Если бы она произнесла эти слова год назад, мачеха, скорее всего, наорала бы на нее, возможно, даже попыталась ударить, но теперь ничто не дрогнуло на лице сестры милосердия царскосельского госпиталя.
— Не надо так говорить. Ты ведь его совсем не знаешь. Он очень простой, верующий, близкий нам человек, который молится за Васю.
— Что вы все врете? Как он может молиться за того, кого не знает?
— Они знакомы, — ответила Вера Константиновна еще более уклончиво и убежденно. — И если б не молитвы этого человека, Васи давно бы не было в живых.
— С чего вы взяли?
— Я знаю. Я никогда ни о чем тебя не просила, но в этот раз прошу очень. Нет у нас другого для твоего отца заступника.
— Нет, — отрезала Уля еще злее.
— Как знаешь, доченька, — кротко сказала мачеха и посмотрела на нее бесслезными глазами.
6
Павел Матвеевич Легкобытов не был в Вильне с той поры, как провел в самой первой молодости восемнадцать месяцев в виленской образцовой тюрьме, и воспоминания о ней были настолько тягостными, что охотник не знал, что с ними делать и как использовать, хотя именно тюрьма слепила его характер, как лепили заключенные шахматные фигурки из молока и хлебного мякиша, затвердевавшего так, что его потом не удавалось разломить.
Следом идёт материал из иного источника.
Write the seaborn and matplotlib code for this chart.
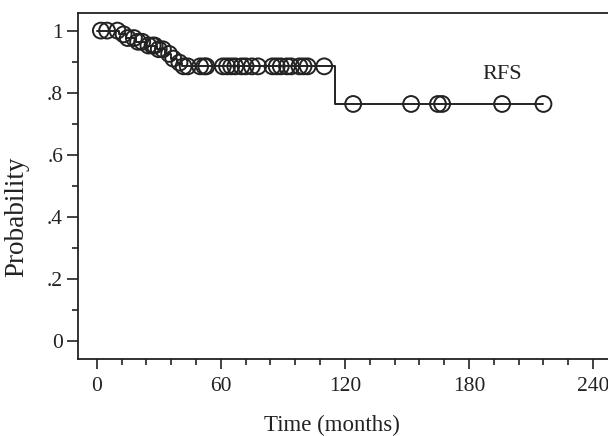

Там, куда двадцатитрехлетний Павлуша то ли по собственной глупости, то ли по злому навету попал, он поначалу не мог опомниться и вертел башкой, прогоняя от себя наваждение каменных стен старого францисканского монастыря и все надеясь, что они, эти стены, окажутся дурным сном, а потом впал в полудрему, подобно вытащенному из пруда карасю, который может жить без воды несколько суток. Павел Матвеевич с молодости отличался сверхъестественной живучестью и обладал свойством в зависимости от обстоятельств либо донельзя сужаться, либо расширяться, занимая собой все пространство. Так и тюремная сонливость его то пропадала, то возвращалась, заключенный вел себя примерно, а потом вдруг начинал страшно буйствовать, и его наказывали карцером по трое суток. Хотели наказать и построже, но тюремный доктор, поговорив с Легкобытовым с глазу на глаз, посоветовал оставить арестанта в покое, тем более цель — навсегда отвратить его от противузаконной деятельности — была достигнута и передостигнута, и сажать такого человека в карцер бессмысленно.
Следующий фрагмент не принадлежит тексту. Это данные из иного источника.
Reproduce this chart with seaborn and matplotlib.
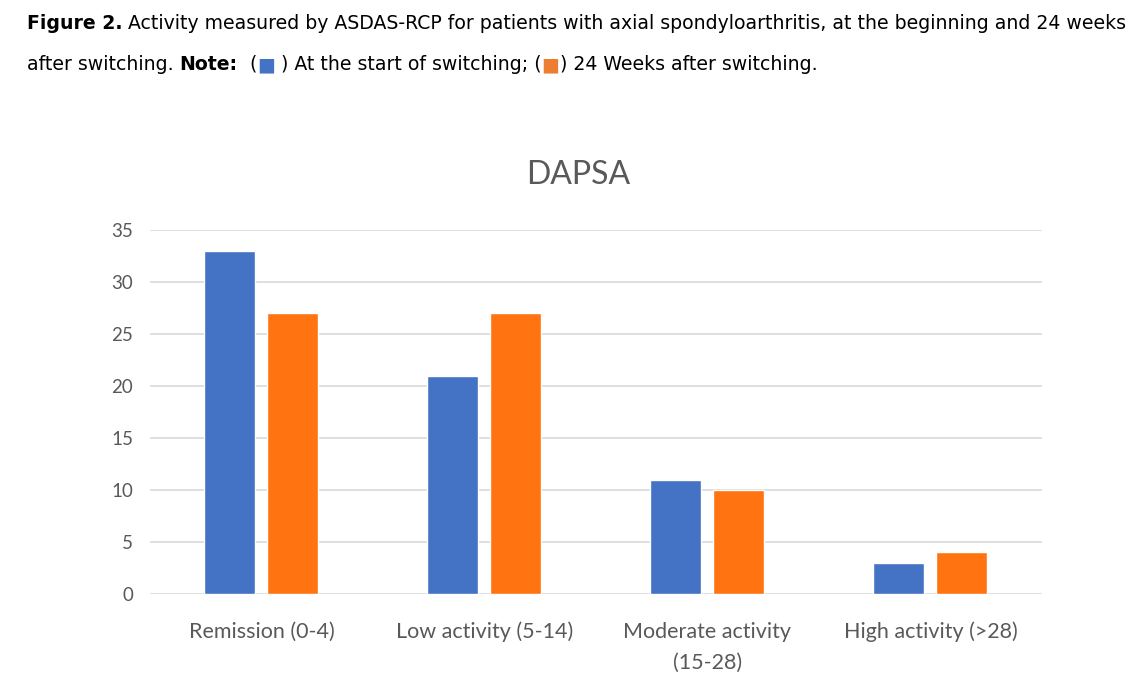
import matplotlib

matplotlib.use("Agg")
import matplotlib.pyplot as plt
import pandas as pd
import seaborn as sns

categories = [
    "Remission (0-4)",
    "Low activity (5-14)",
    "Moderate activity\n(15-28)",
    "High activity (>28)",
]
start_values = [33, 21, 11, 3]
week24_values = [27, 27, 10, 4]
series_names = ["At the start of switching", "24 Weeks after switching"]
y_ticks = [0, 5, 10, 15, 20, 25, 30, 35]

blue = "#4472C4"
orange = "#FF7410"
gray_text = "#595959"

df = pd.DataFrame(
    {
        "category": categories * 2,
        "series": [series_names[0]] * 4 + [series_names[1]] * 4,
        "value": start_values + week24_values,
    }
)

sns.set_theme(style="white")
plt.rcParams["font.family"] = ["Lato", "DejaVu Sans"]

fig = plt.figure(figsize=(11.42, 6.86), dpi=100)
ax = fig.add_axes([0.1313, 0.1341, 0.7811, 0.5306])

sns.barplot(
    data=df,
    x="category",
    y="value",
    hue="series",
    palette=[blue, orange],
    width=0.565,
    gap=0.19,
    saturation=1,
    legend=False,
    ax=ax,
)

ax.set_ylim(0, 35)
ax.set_xlim(-0.5, 3.5)
ax.set_yticks(y_ticks)
ax.yaxis.grid(True, color="#D9D9D9", linewidth=1.2)
ax.set_axisbelow(True)
for side in ["top", "right", "left", "bottom"]:
    ax.spines[side].set_visible(False)
ax.tick_params(axis="y", length=0, labelsize=13.5, colors=gray_text, pad=12)
ax.tick_params(axis="x", length=0, labelsize=15.5, colors=gray_text, pad=20)
for lbl in ax.get_xticklabels():
    lbl.set_linespacing(1.7)
ax.set_xlabel("")
ax.set_ylabel("")
ax.text(0.48, 1.151, "DAPSA", transform=ax.transAxes, ha="center",
        va="center", fontsize=23, color=gray_text)

# caption above the chart: pieces laid side by side on a shared baseline
cap_font = ["DejaVu Sans"]
cap_size = 13.6

line1 = [
    ("Figure 2.", "black", "bold"),
    (" Activity measured by ASDAS-RCP for patients with axial "
     "spondyloarthritis, at the beginning and 24 weeks", "black", "normal"),
]
line2 = [
    ("after switching. ", "black", "normal"),
    ("Note:", "black", "bold"),
    ("  (", "black", "normal"),
    ("\u25A0", blue, "normal"),
    (" ) At the start of switching; (", "black", "normal"),
    ("\u25A0", "#ED7D31", "normal"),
    (") 24 Weeks after switching.", "black", "normal"),
]

fig.canvas.draw()
renderer = fig.canvas.get_renderer()
W = fig.bbox.width


def caption_line(pieces, x_px, y):
    x = x_px
    for text, color, weight in pieces:
        t = fig.text(x / W, y, text, color=color, fontweight=weight,
                     fontsize=cap_size, family=cap_font, va="baseline")
        x = t.get_window_extent(renderer).x1


caption_line(line1, 27, 1 - 29 / 686)
caption_line(line2, 27, 1 - 70 / 686)

fig.savefig("out.png", dpi=100, facecolor="white")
Сколько ни проходило лет, Павел Матвеевич не мог забыть того ощущения, что главное наказание для него заключалось не в телесных лишениях и ограничениях, но в навязчивой, сверлящей мозг мысли, что, покуда он находится в заточении, в мире происходит благорастворение воздухов, а он при сем не присутствует, не видит, не слышит, не осязает, и его охватывало такое отчаяние, что, выйдя на свободу, он поклялся отныне не проживать ни одного дня попусту. За полтора года тюрьмы, революционер по случаю, он сделался похожим на прижимистого хозяина, у которого всякая мелочь на счету и ни одна копейка даром не пропадает. Он научился жадно считать сначала каждый час, а потом и каждую минуту жизни, спрашивая себя, правильно или нет она прожита, и всякий миг казался ему драгоценным, точно жить осталось немного, и хотелось этими днями сполна воспользоваться. Легкобытов для того и альбом свой вел, чтобы жизнь утяжелить, уплотнить, запечатлеть, впитать ход времени, и теперь, идя по грязным улицам Вильны, с внутренней дрожью подбираясь к обокравшему его тюремному замку, охотник думал о том, что, если бы его снова по каким-то причинам сюда посадили, он не выдержал бы и дня и разбил бы голову, бросившись на каменные стены.